I try to get down here to Raleigh, North Carolina once a year to visit my mom, stepfather, and brother, as well as my sister in Durham. While typically that happens in October, this year I decided to come during the holidays. Today was a brisk but sunny December day. The photo above shows the tall pines near my mother’s house.

I arrived yesterday on a flight from LaGuardia and a few hours later was dining at Magnolia Grill on Ninth Street in Durham. Dream come true. I’ve long wanted to try Magnolia, ever since Gourmet magazine listed it #11 in its top fifty restaurants in America. Opened in 1986, it was one of the first market-driven restaurants in the country, focusing on seasonal, fresh ingredients with a slight Southern twist.

As luck would have it my sister started working there this fall so it was on the top of my to-do list for this weekend. We made an early reservation, arriving in the cold, pouring rain last night and tucking into some truly satisfying, warm comfort food. My sister’s fiance was with us, so among the three of us we were able to sample at least six dishes.

I had the farmer’s market salad: roasted butternut squash, peppers, Blue Lake beans, fennel, black kale, candycane red onions, arugula, hazelnuts, and ricotta salata. Blu had the red wine risotto with grilled chicken confit, roasted radicchio, pecorino romano, arugula, and sundried cranberry chutney in a walnut vinaigrette. We were joking that his dish would have definitely made a suitable entree rather than a first course. Emily, debating between the sorghum-glazed berkshire pork belly and the citrus-cured steelhead trout with cauliflower tabbouleh, went with the latter.

Our appetizers were so good we sat wide-eyed, mouths full, not saying anything, just poking our forks at each other’s plates and shaking our heads.
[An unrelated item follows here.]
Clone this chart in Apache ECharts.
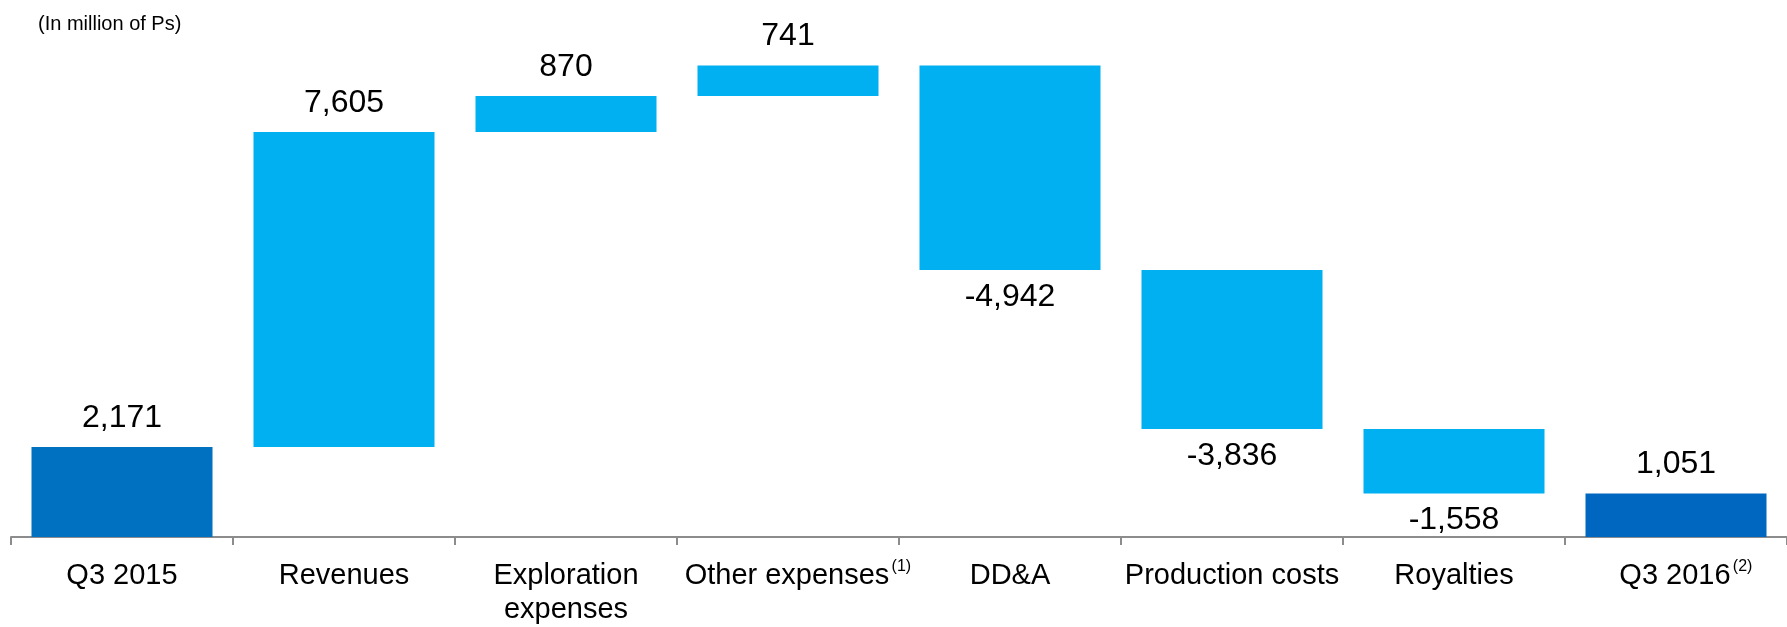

For the main course, I had the grilled New Bedford sea scallops in apple cider jus on butter-apple coulis with wild rice “risotto” with frisee, granny smith apples and roasted walnuts. I’m a big fan of wild rice and anything assembling risotto, not to mention the scallops of course, so this was the perfect dish for me. Blu had the grilled angus NY strip in balsamic jus with roasted fingerling potatoes and blue cheese. And Emily had what might have been all of our favorite dish of the night: grilled Eden Farm berkshire pork rib chop on creamed cabbage with apples, sage and bacon, and red wine lentils de puy. Right?

To top it all off we shared three desserts. We only ordered two but the kitchen sent one out on the house. Drum roll please… My favorite was the maple walnut date tart with maple bacon ice cream, everything, including the ice cream, made in house by Karen Barker, co-owner and head pastry chef. The ice cream was smoky and the tart sticky and gooey and with just a hint of the bacon’s richness. The eggnog creme brulee with pecan biscotti was enough to put me over the edge after an already full meal, but was still quite good. And the dessert on the house was gingerbread babycake with pumpkin caramel swirl ice cream. Divine inspiration.
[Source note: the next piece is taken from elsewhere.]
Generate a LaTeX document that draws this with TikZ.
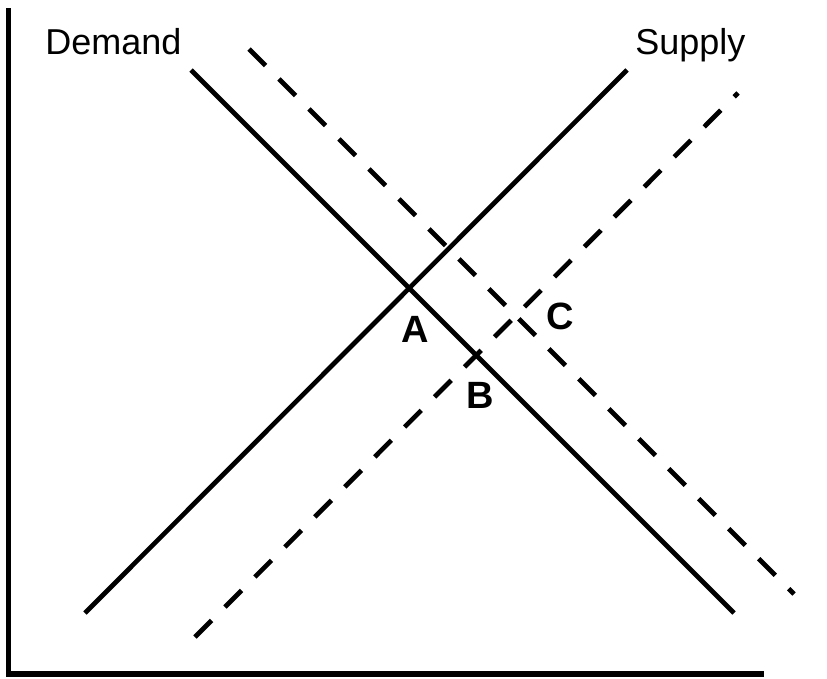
\documentclass[tikz,border=0pt]{standalone}
\usepackage{fontspec}
\setmainfont{Liberation Sans}

\begin{document}
\begin{tikzpicture}[x=1pt,y=-1pt,line width=4.7pt,
  curvename/.style={font=\fontsize{36}{40}\selectfont,anchor=base west,inner sep=0pt},
  pointname/.style={font=\fontsize{38}{42}\selectfont\bfseries,inner sep=0pt},
  shifted/.style={dash pattern=on 23.5pt off 18.9pt}]
  \useasboundingbox (0,0) rectangle (827,678);
  % axes
  \coordinate (ytop) at (8.5,8);
  \coordinate (origin) at (8.5,674);
  \coordinate (xend) at (764,674);
  \draw[line width=5.5pt,line join=miter] (ytop) -- (origin) -- (xend);
  % curve ends
  \coordinate (d1) at (191,70);   \coordinate (d2) at (734,613);
  \coordinate (s1) at (85,613);   \coordinate (s2) at (627,70);
  \coordinate (dd1) at (249,49);  \coordinate (dd2) at (794,594);
  \coordinate (ss1) at (195,637); \coordinate (ss2) at (738,93);
  \draw (d1) -- (d2);
  \draw (s1) -- (s2);
  \draw[shifted] (dd1) -- (dd2);
  \draw[shifted] (ss1) -- (ss2);
  % labels
  \node[curvename] (demand) at (43,54) {Demand};
  \node[curvename] (supply) at (633,54) {Supply};
  \node[pointname] (a) at (415,329) {A};
  \node[pointname] (b) at (480,395) {B};
  \node[pointname] (c) at (560,316) {C};
\end{tikzpicture}
\end{document}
To bed, to bed, and then morning and baking. As is Christmas tradition in my mom’s house, we made chocolate chip cookies this morning. We multiplied the recipe by three and made something like 150 cookies.

Classic Chocolate Chip Cookies
(makes 4 dozen)

2 1/4 c flour
1 tsp baking soda
1/2 tsp salt
1 c butter or margarine, room temperature
3/4 c sugar
3/4 brown sugar, packed
2 large eggs
2 tsp vanilla
11 1/2 oz semi-sweet chocolate chips

1. Preheat oven to 375 degrees F. Stir flour with the baking soda and salt and set aside.

2. In a large mixing bowl, beat butter with sugar and brown sugar on low spead until creamy and lightened in color. Add the eggs one at a time and continue to beat on low speed. Add the vanilla and mix until combined. Gradually add the dry mixture into the creamed mixture, then stir in the chocolate chips.

3. Drop a tablespoon of batter onto ungreased cookie sheets and bake for 9 to 11 minutes, until golden brown.